If the tariffs are approved this fall, the short-term challenges are even more daunting. Dardano says that sales to outdoors shops for the 2018-2019 season were inked last February, based on current prices. With these sales already set, the company would have to absorb the 25 percent duty increase in order to bring those products into the U.S., something Dardano says is neither feasible nor reasonable because it exceeds Hestra's profit line. "That would put us out of business," he says. Hestra's plan is to air freight everything out of its China factories before the tariff is passed, basically rushing to beat the buzzer.

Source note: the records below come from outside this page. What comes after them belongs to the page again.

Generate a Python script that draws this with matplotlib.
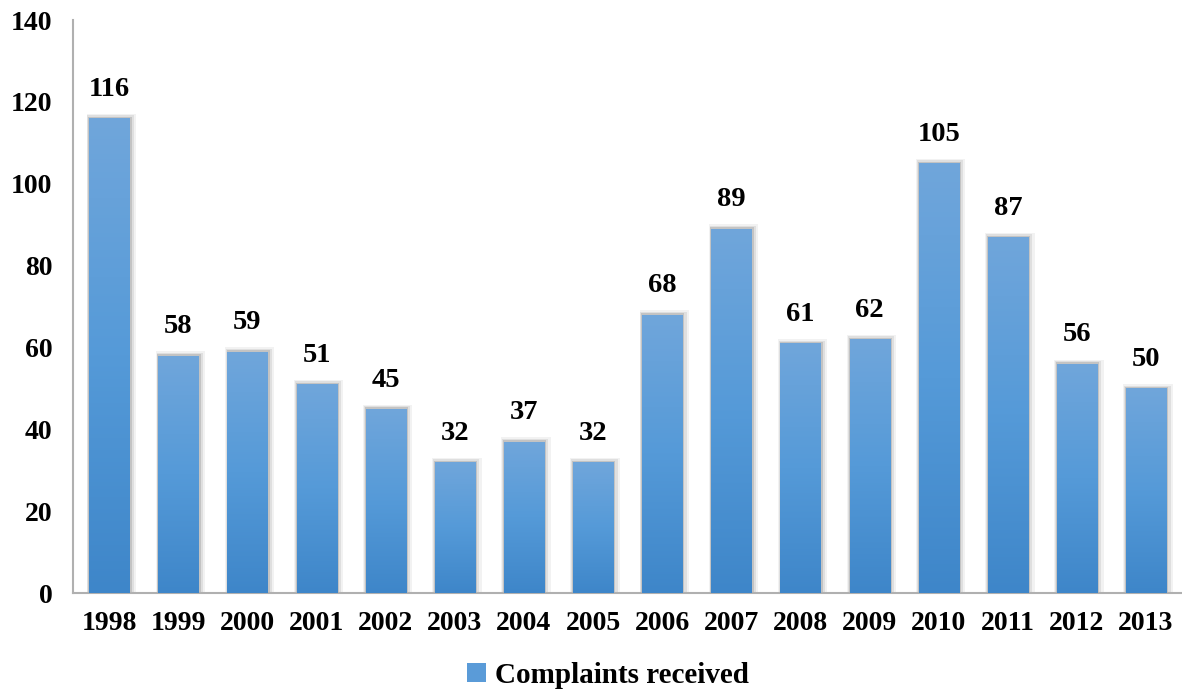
import matplotlib
matplotlib.use("Agg")
import matplotlib.pyplot as plt
import numpy as np
from matplotlib.patches import Rectangle
from matplotlib.colors import LinearSegmentedColormap

years = ["1998", "1999", "2000", "2001", "2002", "2003", "2004", "2005",
         "2006", "2007", "2008", "2009", "2010", "2011", "2012", "2013"]
complaints = [116, 58, 59, 51, 45, 32, 37, 32, 68, 89, 61, 62, 105, 87, 56, 50]
series_name = "Complaints received"

plt.rcParams['font.family'] = ['Liberation Serif', 'DejaVu Serif']
plt.rcParams['font.weight'] = 'bold'

fig = plt.figure(figsize=(11.82, 6.92), dpi=100)
ax = fig.add_axes([0.062, 0.143, 0.938, 0.828])

x = np.arange(len(years))
width = 0.58
cmap = LinearSegmentedColormap.from_list("g", ["#3e86c9", "#559ad8", "#70a6db"])
grad = np.linspace(0, 1, 256).reshape(-1, 1)

bars = ax.bar(x, complaints, width=width, color="none", edgecolor="none", zorder=3)
for b, v in zip(bars, complaints):
    x0 = b.get_x()
    # soft shadow
    for i, a in enumerate([0.12, 0.08, 0.05]):
        d = 0.025 * (i + 1)
        ax.add_patch(Rectangle((x0 - d * 0.5, 0), width + d * 1.8, v + 0.35 * (i + 1),
                               facecolor="#000000", alpha=a, edgecolor="none", zorder=2))
    im = ax.imshow(grad, extent=(x0, x0 + width, 0, v), origin="lower", cmap=cmap,
                   aspect="auto", zorder=3)
    im.set_clip_path(b)
    ax.text(b.get_x() + width / 2, v + 4, str(v), ha="center", va="bottom",
            fontsize=20.5, fontweight="bold", zorder=4)

ax.set_xlim(-0.52, len(years) - 0.48)
ax.set_ylim(0, 140)
ax.set_yticks(range(0, 141, 20))
ax.set_xticks(x)
ax.set_xticklabels(years)
ax.tick_params(axis="both", length=0, labelsize=20)
ax.tick_params(axis="x", pad=13)
ax.tick_params(axis="y", pad=15)
for lbl in ax.get_xticklabels() + ax.get_yticklabels():
    lbl.set_fontweight("bold")
for s in ["top", "right"]:
    ax.spines[s].set_visible(False)
for s in ["left", "bottom"]:
    ax.spines[s].set_color("#b0b0b0")
    ax.spines[s].set_linewidth(1.5)

handle = Rectangle((0, 0), 1, 1, facecolor="#5a9bd8", edgecolor="none")
fig.legend([handle], [series_name], loc="center", bbox_to_anchor=(0.5145, 0.024),
           frameon=False, handlelength=0.65, handleheight=0.65,
           handletextpad=0.3, prop={"weight": "bold", "size": 21})

fig.savefig("out.png", dpi=100)
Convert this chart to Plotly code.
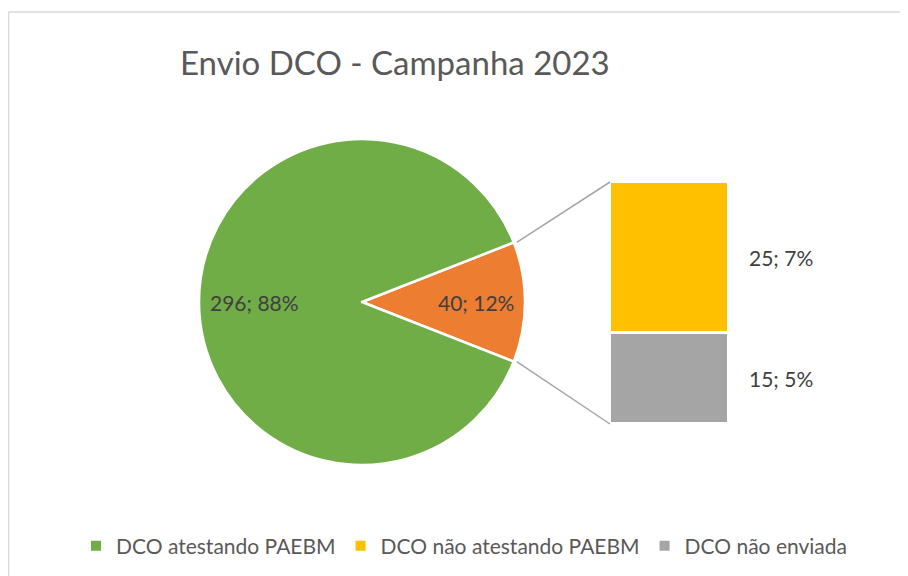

"It's going to dramatically affect U.S. consumers. It's not only gloves; it's helmets and backpacks--the cost of participation is going to escalate. We're already challenged in getting more people to experience skiing and get on snow. It's a very expensive investment to begin with." –Dino Dardano, Hestra USA
Ultimately, Dardano says Hestra's hands are tied, and that the cost of this tariff would have to be passed down to customers. One of their most popular gloves, the Heli, which currently retails for $145, would be bumped up to $181.
"It's going to dramatically affect U.S. consumers," Dardano says. "It's not only gloves; it's helmets and backpacks--the cost of participation is going to escalate. We're already challenged in getting more people to experience skiing and get on snow. It's a very expensive investment to begin with."
In addition to the looming business challenges, it seems like Dardano is deeply frustrated with the lack of transparency in the process.
"Why ski gloves? Why knit hats? It's beyond me," he says. "This is my personal opinion, but Trump is trying to get China to the table to address much bigger issues. Now we're a chip in that big game… [the tariffs] are a negotiation tool. We got sucked in."
Dardano, Sargent, and others in the industry hope that the United States Trade Representative will take note of their testimonies and move to exempt winter sports goods from the proposed tariff. If the Trump administration ignores these cries, heritage outdoors brands like Hestra may become casualties in the president's trade war.